Hobet 45 received a highly contested permit from the Obama administration in 2010. Mine owner Patriot Coal recently filed for bankruptcy, and the future of the United Mine Workers-affiliated workforce is unclear.
Arrested activists were charged with trespassing and interfering—both misdemeanors—and initially slapped with bail of $25,000 each. After a few days in jail, all 20 took a plea deal of a $500 fine and a year of unsupervised probation. With the help of video and still photos shot by participants on site and rushed to RAMPS’ media central in Charleston for distribution to outlets from local TV stations to the blogosphere, the action took on heightened importance in the struggle to shut down surface coal mining.

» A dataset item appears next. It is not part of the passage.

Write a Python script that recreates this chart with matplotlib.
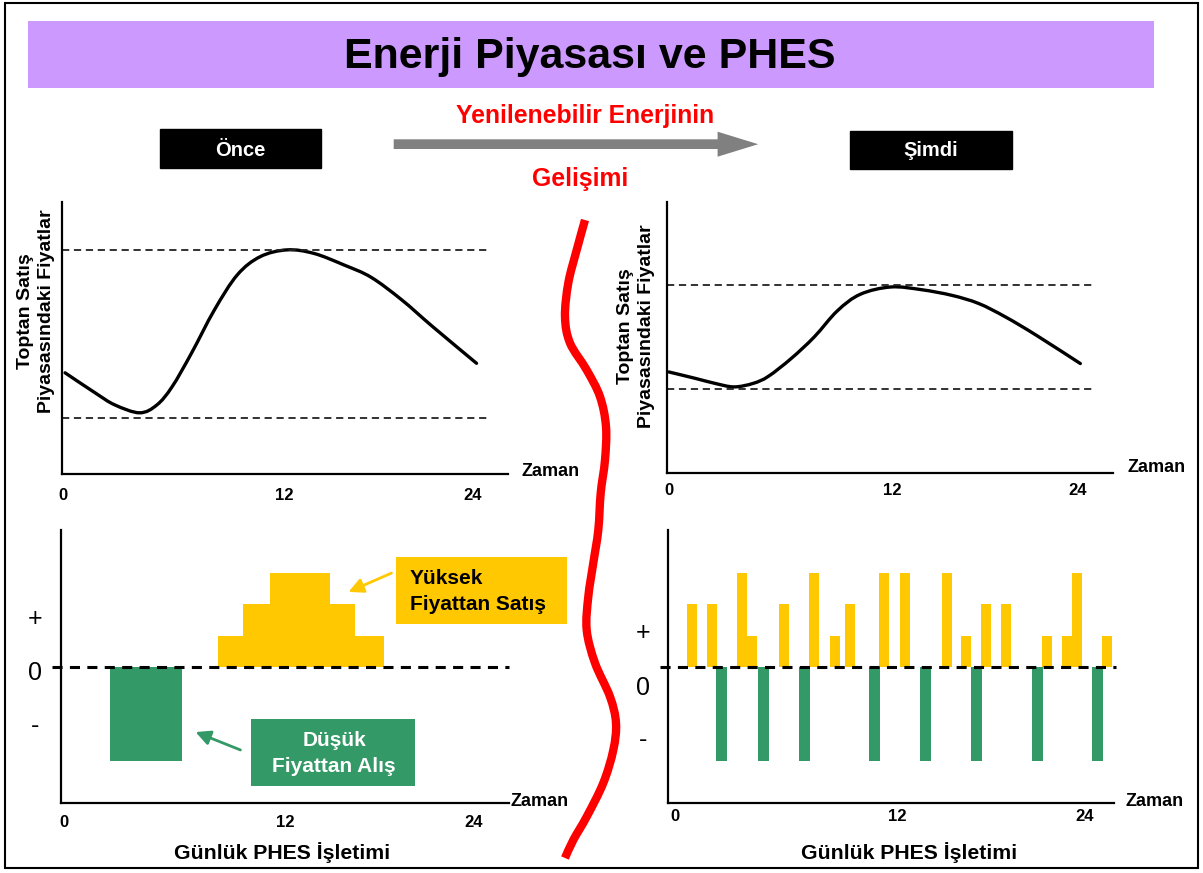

Even though coal workers and their families face the same health consequences from MTR as other members of the community, they say opponents of mountaintop removal mining are just trying to take away their jobs. But the amount of economically recoverable coal in Appalachia is declining and demand for coal in the U.S. is falling, too, as its share of electricity generation drops, mostly due to the rise of natural gas from hydraulic fracturing. Six months before he died in office in 2010, the Senate’s longest-serving member, Robert Byrd of West Virginia, urged his constituents to consider alternatives to coal, which he himself had championed during his long career—and especially alternatives to mountaintop removal. The state’s current senior senator, Jay Rockefeller, has more recently issued statements along the same lines. In a stirring Senate speech in June countering opposition to mercury limits on coal plants, Sen. Rockefeller said: “It’s not too late for the coal industry to step up and lead by embracing the realities of today and creating a sustainable future. Discard the scare tactics. Stop denying science. Listen to what markets are saying about greenhouse gases and other environmental concerns, to what West Virginians are saying about their water and air, their health and the cost of caring for seniors and children who are most susceptible to pollution.”